This class computes averages and counts for a multi-agent cooperative Bandit problem. More...

#include <AIToolbox/Factored/Bandit/Experience.hpp>

Public Types
using	VisitsTable = std::vector< std::vector< unsigned long > >

using	Indeces = std::vector< size_t >

Public Member Functions
	Experience (Action A, const std::vector< PartialKeys > &dependencies)
	Basic constructor. More...

const Indeces &	record (const Action &a, const Rewards &rews)
	This function updates the QFunction and counts. More...

void	reset ()
	This function resets the QFunction and counts to zero. More...

const std::vector< PartialKeys > &	getDependencies () const
	This function returns the local groups of agents. More...

unsigned long	getTimesteps () const
	This function returns the number of times the record function has been called. More...

const QFunction &	getRewardMatrix () const
	This function returns a reference to the internal QFunction. More...

const VisitsTable &	getVisitsTable () const
	This function returns a reference for the counts for the actions. More...

const std::vector< Vector > &	getM2Matrix () const
	This function returns the estimated squared distance of the samples from the mean. More...

const Action &	getA () const
	This function returns the size of the action space. More...

Detailed Description

This class computes averages and counts for a multi-agent cooperative Bandit problem.
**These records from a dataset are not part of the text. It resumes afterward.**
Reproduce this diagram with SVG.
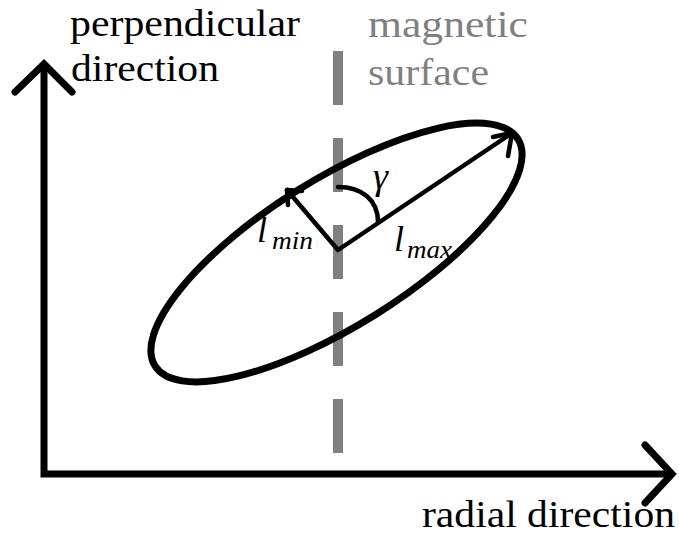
<svg xmlns="http://www.w3.org/2000/svg" width="679" height="539" viewBox="0 0 679 539">
<style>
text{font-family:"Liberation Serif","DejaVu Serif","Times New Roman",serif}
.lbl{font-size:38px;fill:#000}
.gray{fill:#808080}
.it{font-style:italic;fill:#000}
.axis{fill:none;stroke:#000;stroke-width:7;stroke-linecap:round;stroke-linejoin:miter}
.vec{fill:none;stroke:#000;stroke-width:4.5;stroke-linecap:round;stroke-linejoin:round}
</style>
<rect width="679" height="539" fill="#fff"/>
<g id="magnetic-surface">
<line x1="338" y1="51" x2="338" y2="453" stroke="#808080" stroke-width="10" stroke-dasharray="54 33"/>
<text class="lbl gray" x="368" y="37" textLength="160" lengthAdjust="spacingAndGlyphs">magnetic</text>
<text class="lbl gray" x="368" y="85" textLength="121" lengthAdjust="spacingAndGlyphs">surface</text>
</g>
<g id="axes">
<polyline class="axis" points="44,66 44,474 671,474"/>
<polyline class="axis" points="15,92 44,64 72,92"/>
<polyline class="axis" points="645,445 672,474 645,503"/>
<text class="lbl" x="70" y="36" textLength="230" lengthAdjust="spacingAndGlyphs">perpendicular</text>
<text class="lbl" x="71" y="81" textLength="148" lengthAdjust="spacingAndGlyphs">direction</text>
<text class="lbl" x="422" y="527" textLength="253" lengthAdjust="spacingAndGlyphs">radial direction</text>
</g>
<g id="ellipse">
<ellipse cx="336.5" cy="252.5" rx="214" ry="73.4" transform="rotate(-32 336.5 252.5)" fill="none" stroke="#000" stroke-width="7"/>
</g>
<g id="connectors">
<polyline class="vec" points="287,190 338,250 512,133"/>
<polyline class="vec" points="493,137 512,133 508,156"/>
<polyline class="vec" points="302,191 287,190 288,205"/>
<path class="vec" d="M338,187 C362,187 378,200 378,222"/>
</g>
<g id="labels">
<text class="it" x="373" y="189" font-size="38">γ</text>
<text class="it" x="257" y="242" font-size="36">l</text>
<text class="it" x="272" y="249" font-size="26" textLength="41" lengthAdjust="spacingAndGlyphs">min</text>
<text class="it" x="394" y="251" font-size="36">l</text>
<text class="it" x="407" y="258" font-size="26" textLength="45" lengthAdjust="spacingAndGlyphs">max</text>
</g>
</svg>
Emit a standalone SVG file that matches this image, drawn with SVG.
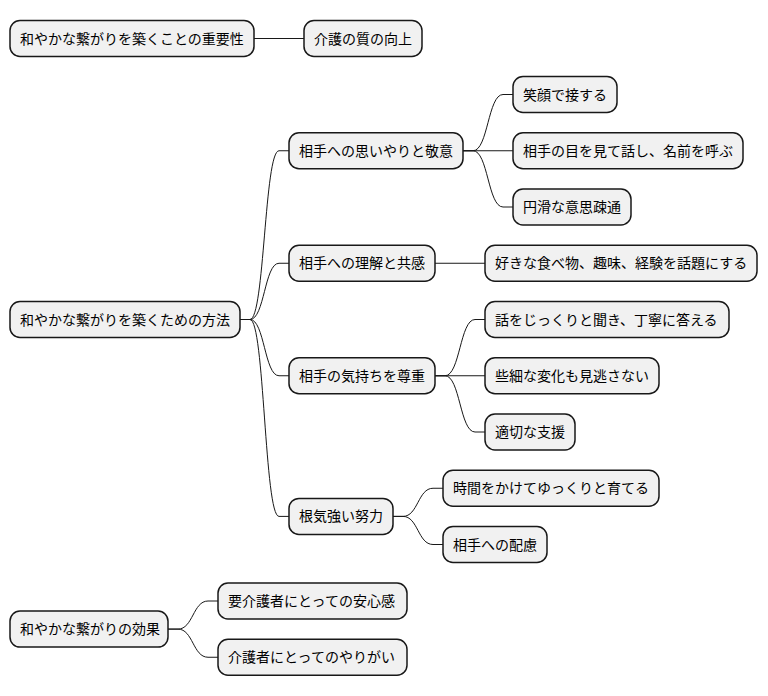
<svg xmlns="http://www.w3.org/2000/svg" width="768" height="696" viewBox="0 0 768 696">
<style>
.n rect{fill:#F1F1F1;stroke:#181818;stroke-width:1.5}
.n text{font-family:"Noto Sans CJK JP","Noto Sans",sans-serif;font-size:14px;fill:#000}
#connectors path{fill:none;stroke:#181818;stroke-width:1}
</style>
<rect width="768" height="696" fill="#FFFFFF"/>
<g id="connectors">
<path d="M254 38.5 H304"/>
<path d="M240 319.5 H250 C264.5 319.5 264.5 150.75 279 150.75 H289"/>
<path d="M240 319.5 H250 C264.5 319.5 264.5 263.25 279 263.25 H289"/>
<path d="M240 319.5 H250 C264.5 319.5 264.5 375.75 279 375.75 H289"/>
<path d="M240 319.5 H250 C264.5 319.5 264.5 516.4 279 516.4 H289"/>
<path d="M463 150.75 H473 C488 150.75 488 94.5 503 94.5 H513"/>
<path d="M463 150.75 H513"/>
<path d="M463 150.75 H473 C488 150.75 488 207 503 207 H513"/>
<path d="M435 263.25 H485"/>
<path d="M435 375.75 H445 C460 375.75 460 319.5 475 319.5 H485"/>
<path d="M435 375.75 H485"/>
<path d="M435 375.75 H445 C460 375.75 460 432 475 432 H485"/>
<path d="M393 516.4 H403 C418 516.4 418 488.25 433 488.25 H443"/>
<path d="M393 516.4 H403 C418 516.4 418 544.5 433 544.5 H443"/>
<path d="M168 629.1 H178 C193 629.1 193 601 208 601 H218"/>
<path d="M168 629.1 H178 C193 629.1 193 657.25 208 657.25 H218"/>
</g>
<g id="n1" class="n"><rect x="10" y="20.5" width="244" height="36" rx="10"/><text x="20" y="43.5">和やかな繋がりを築くことの重要性</text></g>
<g id="n1a" class="n"><rect x="304" y="20.5" width="118" height="36" rx="10"/><text x="314" y="43.5">介護の質の向上</text></g>
<g id="n2" class="n"><rect x="10" y="301.5" width="230" height="36" rx="10"/><text x="20" y="324.5">和やかな繋がりを築くための方法</text></g>
<g id="n2a" class="n"><rect x="289" y="132.75" width="174" height="36" rx="10"/><text x="299" y="155.75">相手への思いやりと敬意</text></g>
<g id="n2a1" class="n"><rect x="513" y="76.5" width="104" height="36" rx="10"/><text x="523" y="99.5">笑顔で接する</text></g>
<g id="n2a2" class="n"><rect x="513" y="132.75" width="230" height="36" rx="10"/><text x="523" y="155.75">相手の目を見て話し、名前を呼ぶ</text></g>
<g id="n2a3" class="n"><rect x="513" y="189" width="118" height="36" rx="10"/><text x="523" y="212">円滑な意思疎通</text></g>
<g id="n2b" class="n"><rect x="289" y="245.25" width="146" height="36" rx="10"/><text x="299" y="268.25">相手への理解と共感</text></g>
<g id="n2b1" class="n"><rect x="485" y="245.25" width="272" height="36" rx="10"/><text x="495" y="268.25">好きな食べ物、趣味、経験を話題にする</text></g>
<g id="n2c" class="n"><rect x="289" y="357.75" width="146" height="36" rx="10"/><text x="299" y="380.75">相手の気持ちを尊重</text></g>
<g id="n2c1" class="n"><rect x="485" y="301.5" width="244" height="36" rx="10"/><text x="495" y="324.5">話をじっくりと聞き、丁寧に答える</text></g>
<g id="n2c2" class="n"><rect x="485" y="357.75" width="174" height="36" rx="10"/><text x="495" y="380.75">些細な変化も見逃さない</text></g>
<g id="n2c3" class="n"><rect x="485" y="414" width="90" height="36" rx="10"/><text x="495" y="437">適切な支援</text></g>
<g id="n2d" class="n"><rect x="289" y="498.4" width="104" height="36" rx="10"/><text x="299" y="521.4">根気強い努力</text></g>
<g id="n2d1" class="n"><rect x="443" y="470.25" width="216" height="36" rx="10"/><text x="453" y="493.25">時間をかけてゆっくりと育てる</text></g>
<g id="n2d2" class="n"><rect x="443" y="526.5" width="104" height="36" rx="10"/><text x="453" y="549.5">相手への配慮</text></g>
<g id="n3" class="n"><rect x="10" y="611.1" width="158" height="36" rx="10"/><text x="20" y="634.1">和やかな繋がりの効果</text></g>
<g id="n3a" class="n"><rect x="218" y="583" width="189" height="36" rx="10"/><text x="228" y="606">要介護者にとっての安心感</text></g>
<g id="n3b" class="n"><rect x="218" y="639.25" width="189" height="36" rx="10"/><text x="228" y="662.25">介護者にとってのやりがい</text></g>
</svg>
This class can be used to compute the averages and counts for all actions in a Bandit problem over time. The class assumes that the problem is factored, and agents depend on each other in smaller groups.

Member Typedef Documentation

◆ Indeces

using AIToolbox::Factored::Bandit::Experience::Indeces = std::vector<size_t>

◆ VisitsTable

using AIToolbox::Factored::Bandit::Experience::VisitsTable = std::vector<std::vector<unsigned long> >

Constructor & Destructor Documentation

◆ Experience()

AIToolbox::Factored::Bandit::Experience::Experience	(	Action	A,
		const std::vector< PartialKeys > &	dependencies
	)

Basic constructor.

Parameters

A	The size of the action space.
dependencies	The local groups to record. Multiple groups with the same keys are allowed.

Member Function Documentation

◆ getA()

const Action& AIToolbox::Factored::Bandit::Experience::getA ( ) const

This function returns the size of the action space.

Returns: The size of the action space.

◆ getDependencies()

const std::vector<PartialKeys>& AIToolbox::Factored::Bandit::Experience::getDependencies ( ) const

This function returns the local groups of agents.

◆ getM2Matrix()

const std::vector<Vector>& AIToolbox::Factored::Bandit::Experience::getM2Matrix ( ) const

This function returns the estimated squared distance of the samples from the mean.

The retuned values estimate sum_i (x_i - mean_x)^2 for the rewards of each local action. Note that these values only have meaning when the respective action has at least 2 samples.

Returns: A reference to the estimated square distance from the mean.

◆ getRewardMatrix()

const QFunction& AIToolbox::Factored::Bandit::Experience::getRewardMatrix ( ) const

This function returns a reference to the internal QFunction.

The reward matrix contains the current average rewards computed for each action.

Returns: A reference to the internal QFunction.

◆ getTimesteps()

unsigned long AIToolbox::Factored::Bandit::Experience::getTimesteps ( ) const

This function returns the number of times the record function has been called.

Returns: The number of recorded timesteps.

◆ getVisitsTable()

const VisitsTable& AIToolbox::Factored::Bandit::Experience::getVisitsTable ( ) const

This function returns a reference for the counts for the actions.

Returns: A reference to the counts of the actions.

◆ record()

const Indeces& AIToolbox::Factored::Bandit::Experience::record	(	const Action &	a,
		const Rewards &	rews
	)

This function updates the QFunction and counts.

This function additionally returns a reference to the indeces updated for each group of agents. This is useful, for example, when updating a model or a policy without needing to recompute these indeces all the time.